● **Stated task**: Check every line of the entries below for the word "seaborn", and copy the ones that have it.

● **Data to process**:
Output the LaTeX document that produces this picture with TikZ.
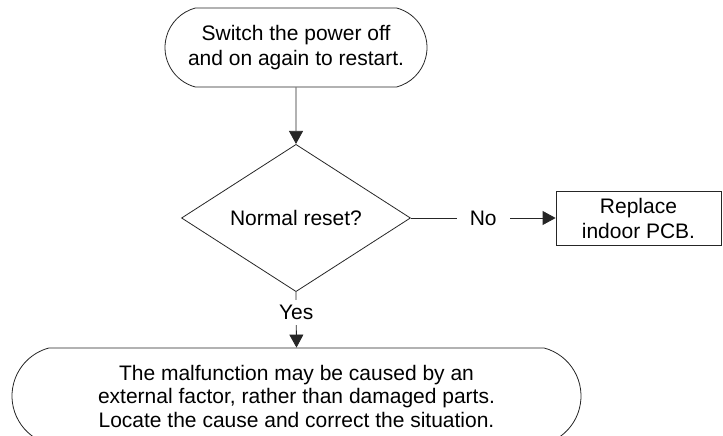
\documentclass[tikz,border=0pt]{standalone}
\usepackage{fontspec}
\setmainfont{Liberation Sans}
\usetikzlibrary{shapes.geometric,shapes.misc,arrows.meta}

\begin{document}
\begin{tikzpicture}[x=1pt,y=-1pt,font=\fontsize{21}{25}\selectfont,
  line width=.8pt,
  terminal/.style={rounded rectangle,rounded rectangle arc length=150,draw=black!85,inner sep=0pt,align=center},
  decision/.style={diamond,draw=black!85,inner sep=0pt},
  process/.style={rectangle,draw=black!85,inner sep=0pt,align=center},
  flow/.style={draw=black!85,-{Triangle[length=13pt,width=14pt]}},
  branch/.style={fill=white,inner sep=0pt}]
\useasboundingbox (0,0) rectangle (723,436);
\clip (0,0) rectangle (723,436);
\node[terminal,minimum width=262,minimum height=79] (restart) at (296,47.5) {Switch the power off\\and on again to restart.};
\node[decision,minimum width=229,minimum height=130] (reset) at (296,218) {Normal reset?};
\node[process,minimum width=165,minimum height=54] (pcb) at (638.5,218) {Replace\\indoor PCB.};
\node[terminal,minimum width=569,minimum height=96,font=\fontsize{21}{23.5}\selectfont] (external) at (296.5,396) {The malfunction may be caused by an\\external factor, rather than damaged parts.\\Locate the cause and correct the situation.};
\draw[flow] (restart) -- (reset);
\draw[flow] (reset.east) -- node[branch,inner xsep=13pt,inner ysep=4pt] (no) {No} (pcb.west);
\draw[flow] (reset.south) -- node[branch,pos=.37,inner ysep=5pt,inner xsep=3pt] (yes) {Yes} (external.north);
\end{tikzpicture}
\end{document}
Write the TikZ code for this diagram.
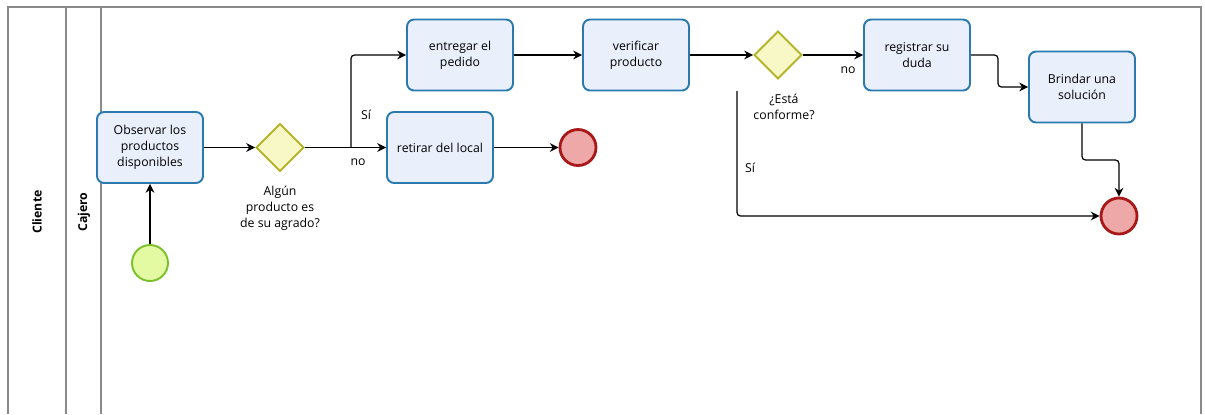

* * *

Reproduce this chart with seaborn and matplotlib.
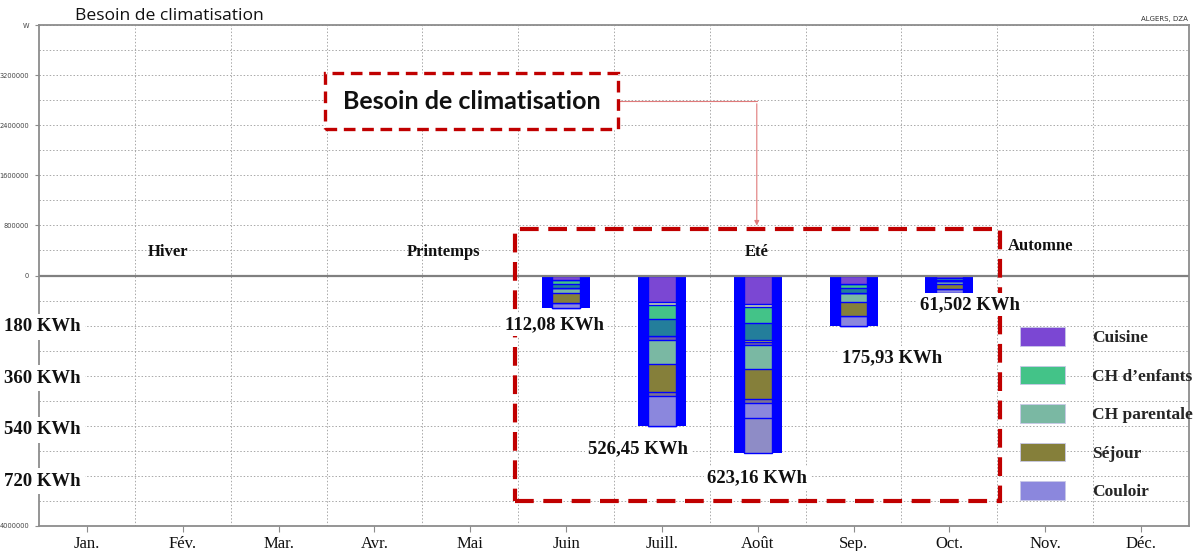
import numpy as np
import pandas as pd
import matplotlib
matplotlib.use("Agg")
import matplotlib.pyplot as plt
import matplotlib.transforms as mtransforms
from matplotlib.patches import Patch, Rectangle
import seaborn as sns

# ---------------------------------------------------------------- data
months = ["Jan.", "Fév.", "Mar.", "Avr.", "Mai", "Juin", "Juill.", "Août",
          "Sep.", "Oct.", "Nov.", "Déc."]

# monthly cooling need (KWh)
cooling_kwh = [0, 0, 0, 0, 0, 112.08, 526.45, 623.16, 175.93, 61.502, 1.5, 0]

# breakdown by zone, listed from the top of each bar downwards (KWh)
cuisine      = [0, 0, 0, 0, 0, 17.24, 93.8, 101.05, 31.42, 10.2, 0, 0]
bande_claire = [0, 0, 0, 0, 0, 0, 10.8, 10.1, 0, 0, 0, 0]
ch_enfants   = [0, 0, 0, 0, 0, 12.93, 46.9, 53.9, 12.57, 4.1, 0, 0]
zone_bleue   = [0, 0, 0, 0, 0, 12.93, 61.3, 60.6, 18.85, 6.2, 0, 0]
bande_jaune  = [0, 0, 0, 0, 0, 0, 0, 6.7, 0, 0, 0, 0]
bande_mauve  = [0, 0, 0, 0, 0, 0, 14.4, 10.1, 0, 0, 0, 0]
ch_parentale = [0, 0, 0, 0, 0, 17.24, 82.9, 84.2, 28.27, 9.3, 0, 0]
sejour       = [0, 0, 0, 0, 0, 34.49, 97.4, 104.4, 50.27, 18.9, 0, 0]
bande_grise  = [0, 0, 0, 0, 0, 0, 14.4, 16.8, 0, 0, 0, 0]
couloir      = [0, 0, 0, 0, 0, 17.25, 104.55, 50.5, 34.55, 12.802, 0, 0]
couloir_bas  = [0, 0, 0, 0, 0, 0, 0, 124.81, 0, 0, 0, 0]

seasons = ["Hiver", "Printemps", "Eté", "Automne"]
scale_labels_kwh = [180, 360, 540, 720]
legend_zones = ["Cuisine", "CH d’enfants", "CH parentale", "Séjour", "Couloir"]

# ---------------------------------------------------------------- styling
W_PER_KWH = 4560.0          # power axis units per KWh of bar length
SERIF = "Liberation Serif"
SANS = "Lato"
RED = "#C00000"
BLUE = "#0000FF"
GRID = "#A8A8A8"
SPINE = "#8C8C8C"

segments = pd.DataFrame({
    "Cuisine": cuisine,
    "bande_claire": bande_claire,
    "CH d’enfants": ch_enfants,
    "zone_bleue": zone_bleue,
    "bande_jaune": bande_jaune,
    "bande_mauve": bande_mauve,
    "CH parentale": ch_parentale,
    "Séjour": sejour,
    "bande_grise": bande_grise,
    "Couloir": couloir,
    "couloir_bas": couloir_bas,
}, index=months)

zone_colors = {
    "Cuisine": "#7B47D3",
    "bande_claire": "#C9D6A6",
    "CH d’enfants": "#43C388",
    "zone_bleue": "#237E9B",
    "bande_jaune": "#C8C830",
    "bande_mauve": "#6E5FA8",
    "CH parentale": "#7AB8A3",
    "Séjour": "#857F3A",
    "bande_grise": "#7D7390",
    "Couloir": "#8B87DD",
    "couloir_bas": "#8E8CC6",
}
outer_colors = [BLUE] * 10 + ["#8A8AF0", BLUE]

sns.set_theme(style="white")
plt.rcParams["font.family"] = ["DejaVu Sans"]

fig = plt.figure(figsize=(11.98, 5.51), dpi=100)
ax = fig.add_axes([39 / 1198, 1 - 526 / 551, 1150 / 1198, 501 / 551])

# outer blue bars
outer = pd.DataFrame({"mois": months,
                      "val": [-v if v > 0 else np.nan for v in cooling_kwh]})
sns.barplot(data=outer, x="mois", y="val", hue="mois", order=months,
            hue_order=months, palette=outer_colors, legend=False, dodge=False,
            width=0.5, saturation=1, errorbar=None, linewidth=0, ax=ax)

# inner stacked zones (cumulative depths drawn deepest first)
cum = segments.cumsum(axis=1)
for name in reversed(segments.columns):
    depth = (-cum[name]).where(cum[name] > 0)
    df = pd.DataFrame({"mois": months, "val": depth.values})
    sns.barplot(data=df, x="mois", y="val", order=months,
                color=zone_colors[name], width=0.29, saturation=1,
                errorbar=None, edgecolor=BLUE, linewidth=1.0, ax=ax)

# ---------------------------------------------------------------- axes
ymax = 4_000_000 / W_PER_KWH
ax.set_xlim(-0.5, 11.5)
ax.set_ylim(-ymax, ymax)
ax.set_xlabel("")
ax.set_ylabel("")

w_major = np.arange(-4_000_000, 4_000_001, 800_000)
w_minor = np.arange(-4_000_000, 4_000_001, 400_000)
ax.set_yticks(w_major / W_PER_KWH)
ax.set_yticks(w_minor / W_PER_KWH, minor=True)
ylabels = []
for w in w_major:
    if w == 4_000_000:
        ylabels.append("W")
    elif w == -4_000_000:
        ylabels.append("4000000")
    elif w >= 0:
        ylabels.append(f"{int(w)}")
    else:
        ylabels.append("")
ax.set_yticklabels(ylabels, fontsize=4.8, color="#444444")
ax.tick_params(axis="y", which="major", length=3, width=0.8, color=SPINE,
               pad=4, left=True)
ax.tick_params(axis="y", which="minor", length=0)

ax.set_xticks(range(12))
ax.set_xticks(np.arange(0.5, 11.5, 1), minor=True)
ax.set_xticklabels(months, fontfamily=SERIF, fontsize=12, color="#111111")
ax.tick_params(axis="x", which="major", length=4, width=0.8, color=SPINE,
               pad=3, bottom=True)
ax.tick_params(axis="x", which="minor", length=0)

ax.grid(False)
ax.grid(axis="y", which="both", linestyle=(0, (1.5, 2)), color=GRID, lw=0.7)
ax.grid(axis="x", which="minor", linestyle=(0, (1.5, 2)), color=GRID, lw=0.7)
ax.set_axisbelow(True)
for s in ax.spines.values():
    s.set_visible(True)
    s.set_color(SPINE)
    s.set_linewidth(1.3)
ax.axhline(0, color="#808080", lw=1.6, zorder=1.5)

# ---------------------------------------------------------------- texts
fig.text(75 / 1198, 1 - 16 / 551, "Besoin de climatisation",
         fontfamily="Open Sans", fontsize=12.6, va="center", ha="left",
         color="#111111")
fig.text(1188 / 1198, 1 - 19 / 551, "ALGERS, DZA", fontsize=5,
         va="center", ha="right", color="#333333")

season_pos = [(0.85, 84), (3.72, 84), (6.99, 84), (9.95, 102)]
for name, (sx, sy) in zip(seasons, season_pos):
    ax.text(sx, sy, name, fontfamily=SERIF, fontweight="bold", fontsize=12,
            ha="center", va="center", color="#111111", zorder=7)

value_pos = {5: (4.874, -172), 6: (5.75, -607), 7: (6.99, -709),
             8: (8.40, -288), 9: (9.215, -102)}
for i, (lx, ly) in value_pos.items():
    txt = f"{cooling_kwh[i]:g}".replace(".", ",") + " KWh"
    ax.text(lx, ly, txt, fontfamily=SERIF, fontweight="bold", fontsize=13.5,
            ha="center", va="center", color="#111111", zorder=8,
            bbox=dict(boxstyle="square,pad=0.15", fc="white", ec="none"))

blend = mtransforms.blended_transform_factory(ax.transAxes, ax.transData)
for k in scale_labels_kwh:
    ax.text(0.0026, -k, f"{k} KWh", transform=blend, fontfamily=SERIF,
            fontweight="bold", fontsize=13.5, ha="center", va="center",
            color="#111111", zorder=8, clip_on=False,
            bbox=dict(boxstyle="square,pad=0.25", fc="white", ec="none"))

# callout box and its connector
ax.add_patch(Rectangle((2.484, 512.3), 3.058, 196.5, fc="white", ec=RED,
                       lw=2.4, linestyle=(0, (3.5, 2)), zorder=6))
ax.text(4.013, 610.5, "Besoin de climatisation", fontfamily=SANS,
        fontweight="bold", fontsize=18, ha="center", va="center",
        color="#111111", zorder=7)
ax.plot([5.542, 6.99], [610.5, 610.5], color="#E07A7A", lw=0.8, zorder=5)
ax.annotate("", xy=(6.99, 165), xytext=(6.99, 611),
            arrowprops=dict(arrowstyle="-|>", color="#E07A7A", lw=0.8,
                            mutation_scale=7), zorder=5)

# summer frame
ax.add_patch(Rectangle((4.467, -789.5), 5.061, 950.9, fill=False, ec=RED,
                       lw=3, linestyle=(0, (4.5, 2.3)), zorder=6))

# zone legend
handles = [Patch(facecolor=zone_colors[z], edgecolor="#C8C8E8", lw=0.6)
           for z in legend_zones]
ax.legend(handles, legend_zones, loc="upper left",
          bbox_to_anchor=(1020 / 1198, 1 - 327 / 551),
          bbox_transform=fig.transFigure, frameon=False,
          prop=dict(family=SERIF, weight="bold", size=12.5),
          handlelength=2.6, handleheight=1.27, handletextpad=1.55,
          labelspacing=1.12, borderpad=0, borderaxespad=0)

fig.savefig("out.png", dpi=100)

--

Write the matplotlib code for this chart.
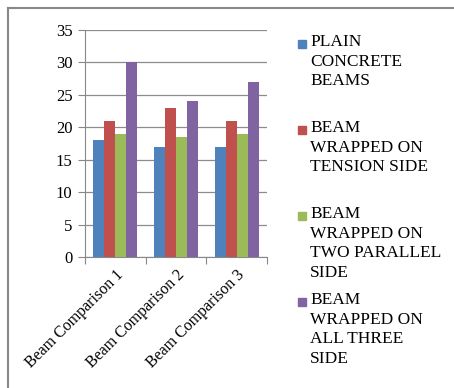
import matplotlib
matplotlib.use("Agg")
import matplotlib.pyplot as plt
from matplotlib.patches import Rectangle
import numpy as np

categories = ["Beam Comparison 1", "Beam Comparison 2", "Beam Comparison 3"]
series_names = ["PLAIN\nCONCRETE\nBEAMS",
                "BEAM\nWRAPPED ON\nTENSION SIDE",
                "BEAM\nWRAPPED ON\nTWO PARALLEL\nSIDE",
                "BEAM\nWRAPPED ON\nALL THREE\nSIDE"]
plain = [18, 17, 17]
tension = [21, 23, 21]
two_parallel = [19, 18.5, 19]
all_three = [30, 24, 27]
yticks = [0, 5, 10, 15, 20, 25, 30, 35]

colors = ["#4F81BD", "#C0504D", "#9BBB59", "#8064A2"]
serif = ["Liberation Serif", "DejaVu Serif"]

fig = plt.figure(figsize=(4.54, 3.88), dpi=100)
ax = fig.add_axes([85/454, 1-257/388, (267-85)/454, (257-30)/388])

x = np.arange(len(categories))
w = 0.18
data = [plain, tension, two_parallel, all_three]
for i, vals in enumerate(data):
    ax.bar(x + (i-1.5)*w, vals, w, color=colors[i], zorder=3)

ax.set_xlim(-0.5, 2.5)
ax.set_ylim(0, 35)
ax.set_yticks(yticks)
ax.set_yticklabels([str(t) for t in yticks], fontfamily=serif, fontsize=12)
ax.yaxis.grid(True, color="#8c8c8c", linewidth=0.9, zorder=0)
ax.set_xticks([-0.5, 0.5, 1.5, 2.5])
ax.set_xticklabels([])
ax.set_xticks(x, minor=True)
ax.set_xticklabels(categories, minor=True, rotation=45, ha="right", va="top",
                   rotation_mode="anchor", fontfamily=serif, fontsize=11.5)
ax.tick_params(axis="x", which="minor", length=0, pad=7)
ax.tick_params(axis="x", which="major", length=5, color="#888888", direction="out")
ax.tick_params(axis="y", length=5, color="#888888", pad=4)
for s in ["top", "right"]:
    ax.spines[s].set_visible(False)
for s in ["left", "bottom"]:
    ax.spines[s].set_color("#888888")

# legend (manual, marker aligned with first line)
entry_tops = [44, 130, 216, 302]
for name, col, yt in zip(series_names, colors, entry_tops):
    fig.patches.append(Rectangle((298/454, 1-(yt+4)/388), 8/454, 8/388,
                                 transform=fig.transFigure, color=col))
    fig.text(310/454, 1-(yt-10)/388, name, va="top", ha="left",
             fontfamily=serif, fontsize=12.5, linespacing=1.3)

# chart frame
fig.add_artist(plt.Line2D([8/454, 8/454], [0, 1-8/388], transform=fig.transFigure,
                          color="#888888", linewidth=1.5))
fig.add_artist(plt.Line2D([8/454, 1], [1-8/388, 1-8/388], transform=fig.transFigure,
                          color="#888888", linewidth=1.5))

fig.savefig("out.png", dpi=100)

● **Answer to this problem**:
Reproduce this chart with seaborn and matplotlib.
import seaborn as sns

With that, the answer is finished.